Careful planning marks the approach for Rivera and Banisadr, who use modeling software to maximize efficiency, and to anticipate HPC needs years ahead of installation. Networked sensors at the LANL data center profile temperatures, humidity and air pressure under the data center floors at any point. These sensors allow engineers to analyze the efficiency of their cooling systems and to tune the facility to optimize efficiency.
Another trend points to liquid cooling. “With the power densities [in data centers] going up towards 100 kilowatts per rack,” said Banisadr, “we see the trend moving towards liquid cooling. With the existing air-handling units, a 41-ton air-handling unit uses roughly 15 to 18 percent of its own capacity to remove the heat from its own electric motors.”
At LANL, the amount of power to cool these less efficient units translates to around 2 megawatts of power at a roughly 19 Megawatt facility.

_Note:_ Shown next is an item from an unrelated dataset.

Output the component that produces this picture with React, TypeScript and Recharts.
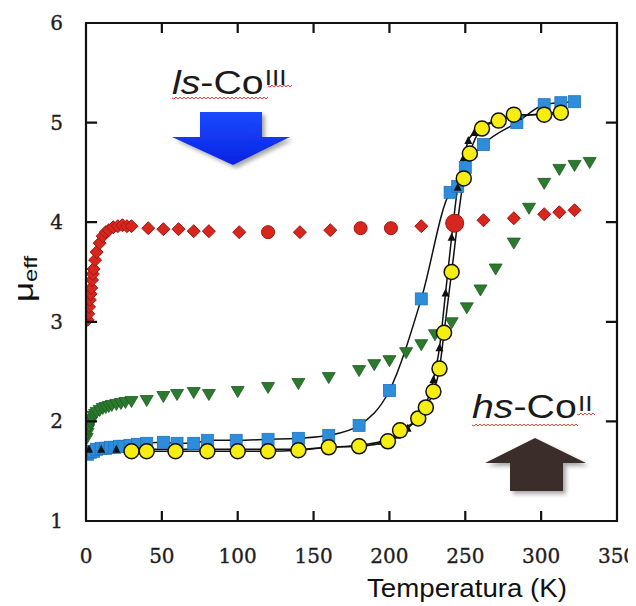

This is not sustainable if we project towards exascale by end of the decade.
Ideas in development to increase efficiency include advanced machine scheduling to maximize capabilities, modular and customizable power center technology and more cooperation and integration between facilities, power, cooling and IT teams.
The long-term future of data center power is clear, even if the path to that future is not. “We have a plan,” said Rivera, “and that is to bring in more power.”
The 2012 Rice Oil and Gas HPC Workshop was, as it has been in the past, organized by a team that includes Henri Calandra of Total, Keith Gray of BP, David Judson of WesternGeco, Bill Menger of Weinman Geoscience, Scott Morton of Hess Corp., Chap Wong of Chevron, and Jan E. Odegard of Rice University.
Presentations and archived webcasts will shortly be available at og-hpc.org.
Next year’s Oil and Gas HPC Workshop will take place at Rice University on Thursday, February 28, 2013.